Passionate personalities, like brands, have to maintain a positive image and manipulate the public. Like any good advertising agency they will focus on the positive and deflect the negative. My passion is very much identifying a loose thread on the jumper and pulling it apart until it has been completely revealed, and I relish every opportunity to do so.
You have worked within the investigation departments of some major UK news titles – tell us more about your work there?
I have contributed to the investigation departments of the News of the World, Sunday People, Sunday Mirror, The Sun and the Sunday Express. Assignments covering: drugs, immigration, prostitution, radical and extremist groups, MP’s expenses, celebrity exposures, gun running… the list is endless. I had some great experiences with former News of the World investigative reporter Gerry Brown before his death in 2004. I increased my skill base and knowledge from some of the great legends of the last 25 years, and witnessed many Oscar winning performances in some of the entrapments used over the years developing stories.
Whilst technology can play an important role I don’t believe there is ever justification for phone tapping unless it’s recording your own conversations.
Is social media important with your work?
Social media is an exciting resource to tune into for research and intelligence gathering. As long as you have a good internet connection you can set up a project from a safe and distant location and conduct all your background research with limited risk or exposure. The risks in entering a hostile or challenging environment can be extremely high, so I cannot emphasise enough the ability to fully research and prepare your assignment before you stick your boots on the ground.
Social media research will allow the individual to generate relationships and make contact with local in-country contacts. You can gain some confidence in these and test before you place yourself at risk. You also gain a valuable insight into the territory and identify useful elements to pursue on the ground. I attended a BBC internet research investigation course many years ago and found this extremely valuable. In fact, a great deal of my commercial investigative work is completed as a desk-based exercise.
How can PRs be useful to you, and how should they get in touch?
Working in the conflict or investigative environment my skills do not immediately become obvious to PR’s. However, one should remember that there are times when there is obvious advantage when competitors are defending rather than promoting their services. As a member of the Association of British Investigators, a small amount of research will uncover my details.
What media do you enjoy in your spare time?
I try to experience every new and exciting media in my work and my family life. I particularly like live streaming video and when working away the live links provide comfort and support in maintaining family relationships in a more personal manner. With sons and daughters living around the globe I’m constantly reviewing or being shown new media by my family for ease of communication and of course cheaper cost.

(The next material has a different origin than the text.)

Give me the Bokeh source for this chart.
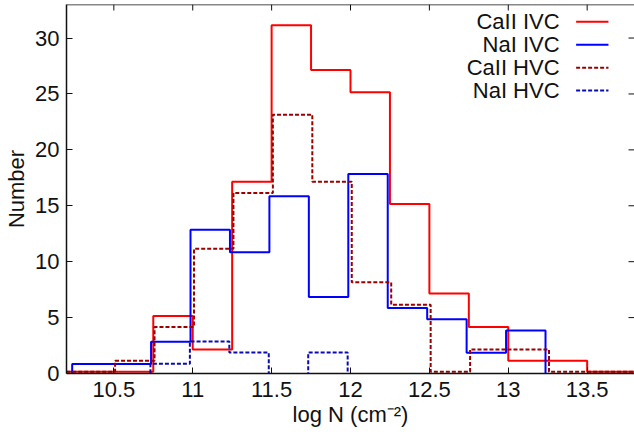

What advice would you have for someone looking to get into your line of work?
Take an enthusiasm pill, because you will need to drag your backside and carry your laptop, satellite transmission kit, cameras and personal kit along with protective body armour and helmet etc. You need a sense of humour and will find that you are very much going to be alone in your efforts.
You will walk dark and dangerous pathways and you will, without exception, face confrontation when seeking to expose an individual or organisation. Near-death experiences and kidnapping are regularly experienced in hostile regions. I can assure you that you will not be able to avoid these experiences.
Develop your own confidence and ability. Do a hostile environment course or join the part time TA – Reserve Army for a short period to gain some general knowledge and understanding of a war zone and associated risks.